SHORT EXERCISE:
Can you output, word for word, the lines between the one holding "Clone this chart in matplotlib." and the one holding "ax.yaxis.set_label_coords((75 - 141)", inclusive, leaving out any pictures?

--------------------

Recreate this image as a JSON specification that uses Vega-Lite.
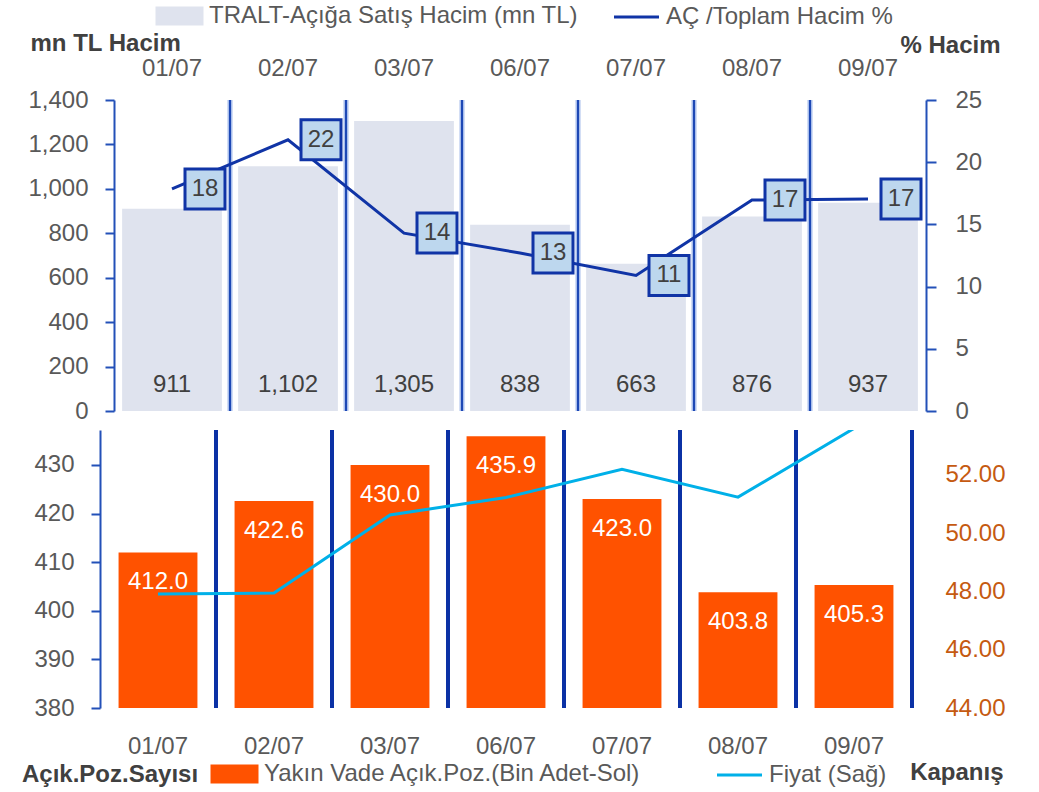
{
  "$schema": "https://vega.github.io/schema/vega-lite/v6.json",
  "padding": {"left": 22, "top": 4, "right": 5, "bottom": 3},
  "config": {
    "font": "Liberation Sans",
    "view": {"stroke": null},
    "axis": {"grid": false, "labelFontSize": 24, "labelColor": "#595959", "titleFontSize": 24, "titleColor": "#404040", "titleFontWeight": "bold"},
    "legend": {"labelFontSize": 24, "labelColor": "#595959", "labelLimit": 600}
  },
  "datasets": {
    "top": [
      {"date": "01/07", "hacim": 911, "oran": 17.85},
      {"date": "02/07", "hacim": 1102, "oran": 21.8},
      {"date": "03/07", "hacim": 1305, "oran": 14.3},
      {"date": "06/07", "hacim": 838, "oran": 12.7},
      {"date": "07/07", "hacim": 663, "oran": 10.9},
      {"date": "08/07", "hacim": 876, "oran": 16.96},
      {"date": "09/07", "hacim": 937, "oran": 17.04}
    ],
    "bottom": [
      {"date": "01/07", "poz": 412.0, "fiyat": 47.91},
      {"date": "02/07", "poz": 422.6, "fiyat": 47.95},
      {"date": "03/07", "poz": 430.0, "fiyat": 50.63},
      {"date": "06/07", "poz": 435.9, "fiyat": 51.23},
      {"date": "07/07", "poz": 423.0, "fiyat": 52.2},
      {"date": "08/07", "poz": 403.8, "fiyat": 51.24},
      {"date": "09/07", "poz": 405.3, "fiyat": 53.6}
    ]
  },
  "spacing": 5,
  "resolve": {"scale": {"color": "independent", "x": "independent"}, "legend": {"color": "independent"}},
  "vconcat": [
    {
      "width": 826,
      "height": 311,
      "data": {"name": "top"},
      "encoding": {
        "x": {"field": "date", "type": "ordinal", "sort": null,
          "scale": {"range": [14, 826], "paddingInner": 0, "paddingOuter": 0},
          "axis": {"orient": "top", "title": null, "domain": false, "ticks": false, "labelPadding": 20, "labelAngle": 0}}
      },
      "layer": [
        {
          "layer": [
            {
              "mark": {"type": "bar", "width": {"band": 0.86}},
              "encoding": {
                "y": {"field": "hacim", "type": "quantitative", "scale": {"domain": [0, 1400], "nice": false},
                  "axis": {"orient": "left", "offset": -14, "values": [0, 200, 400, 600, 800, 1000, 1200, 1400], "format": ",.0f",
                    "domainColor": "#2350B8", "domainWidth": 2, "tickColor": "#2350B8", "tickWidth": 2, "tickSize": 9, "labelPadding": 17,
                    "title": "mn TL Hacim", "titleAngle": 0, "titleAlign": "left", "titleBaseline": "middle", "titleX": -84, "titleY": -57}},
                "color": {"datum": "TRALT-Açığa Satış Hacim (mn TL)", "type": "nominal",
                  "scale": {"domain": ["TRALT-Açığa Satış Hacim (mn TL)", "AÇ /Toplam Hacim %"], "range": ["#DFE3EE", "#1034A6"]},
                  "legend": {"orient": "none", "legendX": 55, "legendY": -96, "direction": "horizontal", "title": null,
                    "symbolSize": 400, "columnPadding": 30, "labelOffset": 30, "symbolStrokeWidth": 3,
                    "encode": {"symbols": {"update": {
                      "shape": {"signal": "datum.value == 'AÇ /Toplam Hacim %' ? 'M-1,0H3.5' : 'M-1,-0.8H3.5V0.8H-1Z'"},
                      "fill": {"signal": "datum.value == 'AÇ /Toplam Hacim %' ? 'transparent' : '#DFE3EE'"},
                      "stroke": {"signal": "datum.value == 'AÇ /Toplam Hacim %' ? '#1034A6' : 'transparent'"},
                      "strokeWidth": {"value": 3}
                    }}}}
                }
              }
            },
            {
              "mark": {"type": "text", "dy": -26, "fontSize": 24, "color": "#404040", "baseline": "middle"},
              "encoding": {
                "y": {"datum": 0, "type": "quantitative"},
                "text": {"field": "hacim", "type": "quantitative", "format": ",.0f"}
              }
            },
            {
              "transform": [{"filter": "datum.date != '09/07'"}],
              "mark": {"type": "rule", "strokeWidth": 5, "color": "#A8BDEB"},
              "encoding": {"x": {"field": "date", "type": "ordinal", "sort": null, "bandPosition": 1}}
            },
            {
              "transform": [{"filter": "datum.date != '09/07'"}],
              "mark": {"type": "rule", "strokeWidth": 2, "color": "#1D48B5"},
              "encoding": {"x": {"field": "date", "type": "ordinal", "sort": null, "bandPosition": 1}}
            }
          ]
        },
        {
          "layer": [
            {
              "mark": {"type": "line", "strokeWidth": 3},
              "encoding": {
                "y": {"field": "oran", "type": "quantitative", "scale": {"domain": [0, 25], "nice": false},
                  "axis": {"orient": "right", "values": [0, 5, 10, 15, 20, 25],
                    "domainColor": "#2350B8", "domainWidth": 2, "tickColor": "#2350B8", "tickWidth": 2, "tickSize": 10, "labelPadding": 19,
                    "title": "% Hacim", "titleAngle": 0, "titleAlign": "right", "titleBaseline": "middle", "titleX": 74, "titleY": -55}},
                "color": {"datum": "AÇ /Toplam Hacim %", "type": "nominal"}
              }
            },
            {
              "mark": {"type": "point", "shape": "square", "size": 1600, "filled": true, "fill": "#BDD7EE", "stroke": "#1034A6", "strokeWidth": 3, "opacity": 1, "xOffset": 33},
              "encoding": {"y": {"field": "oran", "type": "quantitative"}}
            },
            {
              "mark": {"type": "text", "xOffset": 33, "fontSize": 24, "color": "#404040", "baseline": "middle"},
              "encoding": {
                "y": {"field": "oran", "type": "quantitative"},
                "text": {"field": "oran", "type": "quantitative", "format": ".0f"}
              }
            }
          ]
        }
      ],
      "resolve": {"scale": {"y": "independent"}}
    },
    {
      "width": 812,
      "height": 278,
      "data": {"name": "bottom"},
      "encoding": {
        "x": {"field": "date", "type": "ordinal", "sort": null,
          "scale": {"paddingInner": 0, "paddingOuter": 0},
          "axis": {"orient": "bottom", "title": null, "domain": false, "ticks": false, "labelPadding": 26, "labelAngle": 0}}
      },
      "layer": [
        {
          "layer": [
            {
              "mark": {"type": "bar", "width": {"band": 0.68}},
              "encoding": {
                "y": {"field": "poz", "type": "quantitative", "scale": {"domain": [380, 437.2], "nice": false, "zero": false},
                  "axis": {"orient": "left", "values": [380, 390, 400, 410, 420, 430],
                    "domainColor": "#2350B8", "domainWidth": 2, "tickColor": "#2350B8", "tickWidth": 2, "tickSize": 9, "labelPadding": 17, "title": null}},
                "y2": {"datum": 380},
                "color": {"datum": "Yakın Vade Açık.Poz.(Bin Adet-Sol)", "type": "nominal",
                  "scale": {"domain": ["Yakın Vade Açık.Poz.(Bin Adet-Sol)", "Fiyat (Sağ)"], "range": ["#FF5200", "#00B0E8"]},
                  "legend": {"orient": "none", "legendX": -78, "legendY": 332, "direction": "horizontal",
                    "title": "Açık.Poz.Sayısı", "titleOrient": "left", "titleFontSize": 24, "titleFontWeight": "bold", "titleColor": "#404040", "titlePadding": 11,
                    "symbolSize": 400, "columnPadding": 69, "labelOffset": 30, "symbolStrokeWidth": 3,
                    "encode": {"symbols": {"update": {
                      "shape": {"signal": "datum.value == 'Fiyat (Sağ)' ? 'M-1,0H3.5' : 'M-1,-0.8H3.5V0.8H-1Z'"},
                      "fill": {"signal": "datum.value == 'Fiyat (Sağ)' ? 'transparent' : '#FF5200'"},
                      "stroke": {"signal": "datum.value == 'Fiyat (Sağ)' ? '#00B0E8' : 'transparent'"},
                      "strokeWidth": {"value": 3}
                    }}}}
                }
              }
            },
            {
              "mark": {"type": "text", "dy": 30, "fontSize": 24, "color": "white", "baseline": "middle"},
              "encoding": {
                "y": {"field": "poz", "type": "quantitative"},
                "text": {"field": "poz", "type": "quantitative", "format": ".1f"}
              }
            },
            {
              "mark": {"type": "rule", "strokeWidth": 4, "color": "#0B31A5"},
              "encoding": {"x": {"field": "date", "type": "ordinal", "sort": null, "bandPosition": 1}}
            }
          ]
        },
        {
          "layer": [
            {
              "mark": {"type": "line", "strokeWidth": 3, "clip": true},
              "encoding": {
                "y": {"field": "fiyat", "type": "quantitative", "scale": {"domain": [44, 53.545], "nice": false, "zero": false},
                  "axis": {"orient": "right", "values": [44, 46, 48, 50, 52], "format": ".2f", "labelColor": "#C55A11",
                    "domain": false, "ticks": false, "labelPadding": 33,
                    "title": "Kapanış", "titleAngle": 0, "titleAlign": "right", "titleBaseline": "middle", "titleX": 91, "titleY": 342}},
                "color": {"datum": "Fiyat (Sağ)", "type": "nominal"}
              }
            }
          ]
        }
      ],
      "resolve": {"scale": {"y": "independent"}}
    }
  ]
}
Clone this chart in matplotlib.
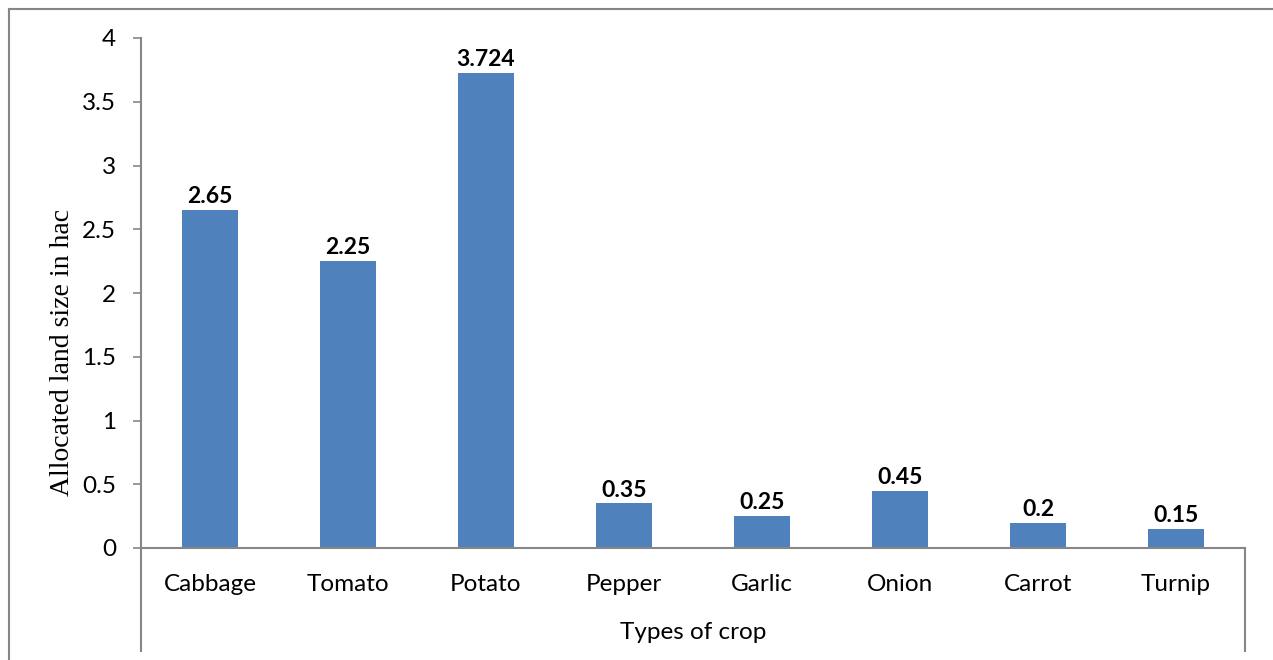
import matplotlib
matplotlib.use("Agg")
import matplotlib.pyplot as plt
from matplotlib.lines import Line2D

crops = ["Cabbage", "Tomato", "Potato", "Pepper", "Garlic", "Onion", "Carrot", "Turnip"]
land = [2.65, 2.25, 3.724, 0.35, 0.25, 0.45, 0.2, 0.15]
bar_labels = ["2.65", "2.25", "3.724", "0.35", "0.25", "0.45", "0.2", "0.15"]
yticks = [0, 0.5, 1, 1.5, 2, 2.5, 3, 3.5, 4]
ytick_labels = ["0", "0.5", "1", "1.5", "2", "2.5", "3", "3.5", "4"]

W, H = 1273, 660
fig = plt.figure(figsize=(W / 100, H / 100), dpi=100)
ax = fig.add_axes([141 / W, 1 - 548 / H, (1245 - 141) / W, 510 / H])

gray = "#868686"
sans = ["Lato", "DejaVu Sans"]

x = list(range(len(crops)))
ax.bar(x, land, width=0.4, color="#4F81BD", zorder=2)
ax.set_xlim(-0.5, len(crops) - 0.5)
ax.set_ylim(0, 4)

for xi, v, lab in zip(x, land, bar_labels):
    ax.annotate(lab, (xi, v), xytext=(0, 2), textcoords="offset points",
                ha="center", va="bottom", fontsize=16.5, fontweight="bold",
                family=sans, color="black")

ax.set_yticks(yticks)
ax.set_yticklabels(ytick_labels, family=sans, fontsize=17.5)
ax.set_xticks(x)
ax.set_xticklabels(crops, family=sans, fontsize=17.5)
ax.tick_params(axis="y", length=6, width=1.2, color=gray, pad=12)
ax.tick_params(axis="x", length=0, pad=19)

for s in ["top", "right"]:
    ax.spines[s].set_visible(False)
for s in ["left", "bottom"]:
    ax.spines[s].set_color(gray)
    ax.spines[s].set_linewidth(1.5)

# extended category axis frame below the x-axis
ext = (548 - 651) / 510
ax.add_line(Line2D([0, 0], [0, ext], transform=ax.transAxes, clip_on=False,
                   color=gray, lw=1.5))
ax.add_line(Line2D([1, 1], [0, ext], transform=ax.transAxes, clip_on=False,
                   color=gray, lw=1.5))

ax.set_xlabel("Types of crop", family=sans, fontsize=17.5)
ax.xaxis.set_label_coords(0.5, (548 - 622) / 510)
ax.set_ylabel("Allocated land size in hac", family=["Liberation Serif"], fontsize=20)
ax.yaxis.set_label_coords((75 - 141) / 1104, (548 - 353) / 510)

# outer chart border (left and top visible)
fig.add_artist(Line2D([9 / W, 9 / W], [0, 1 - 9 / H], transform=fig.transFigure,
                      color=gray, lw=1.5))
fig.add_artist(Line2D([9 / W, 1], [1 - 9 / H, 1 - 9 / H], transform=fig.transFigure,
                      color=gray, lw=1.5))

fig.savefig("out.png", dpi=100)
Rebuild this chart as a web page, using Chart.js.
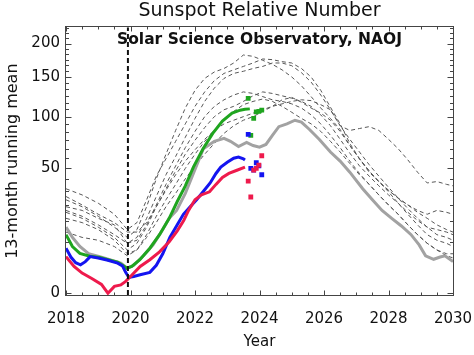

--------------------

RESULT OF THIS EXERCISE:
Clone this chart in matplotlib.
import matplotlib
matplotlib.use("Agg")
import matplotlib.pyplot as plt
from matplotlib.lines import Line2D

crops = ["Cabbage", "Tomato", "Potato", "Pepper", "Garlic", "Onion", "Carrot", "Turnip"]
land = [2.65, 2.25, 3.724, 0.35, 0.25, 0.45, 0.2, 0.15]
bar_labels = ["2.65", "2.25", "3.724", "0.35", "0.25", "0.45", "0.2", "0.15"]
yticks = [0, 0.5, 1, 1.5, 2, 2.5, 3, 3.5, 4]
ytick_labels = ["0", "0.5", "1", "1.5", "2", "2.5", "3", "3.5", "4"]

W, H = 1273, 660
fig = plt.figure(figsize=(W / 100, H / 100), dpi=100)
ax = fig.add_axes([141 / W, 1 - 548 / H, (1245 - 141) / W, 510 / H])

gray = "#868686"
sans = ["Lato", "DejaVu Sans"]

x = list(range(len(crops)))
ax.bar(x, land, width=0.4, color="#4F81BD", zorder=2)
ax.set_xlim(-0.5, len(crops) - 0.5)
ax.set_ylim(0, 4)

for xi, v, lab in zip(x, land, bar_labels):
    ax.annotate(lab, (xi, v), xytext=(0, 2), textcoords="offset points",
                ha="center", va="bottom", fontsize=16.5, fontweight="bold",
                family=sans, color="black")

ax.set_yticks(yticks)
ax.set_yticklabels(ytick_labels, family=sans, fontsize=17.5)
ax.set_xticks(x)
ax.set_xticklabels(crops, family=sans, fontsize=17.5)
ax.tick_params(axis="y", length=6, width=1.2, color=gray, pad=12)
ax.tick_params(axis="x", length=0, pad=19)

for s in ["top", "right"]:
    ax.spines[s].set_visible(False)
for s in ["left", "bottom"]:
    ax.spines[s].set_color(gray)
    ax.spines[s].set_linewidth(1.5)

# extended category axis frame below the x-axis
ext = (548 - 651) / 510
ax.add_line(Line2D([0, 0], [0, ext], transform=ax.transAxes, clip_on=False,
                   color=gray, lw=1.5))
ax.add_line(Line2D([1, 1], [0, ext], transform=ax.transAxes, clip_on=False,
                   color=gray, lw=1.5))

ax.set_xlabel("Types of crop", family=sans, fontsize=17.5)
ax.xaxis.set_label_coords(0.5, (548 - 622) / 510)
ax.set_ylabel("Allocated land size in hac", family=["Liberation Serif"], fontsize=20)
ax.yaxis.set_label_coords((75 - 141) / 1104, (548 - 353) / 510)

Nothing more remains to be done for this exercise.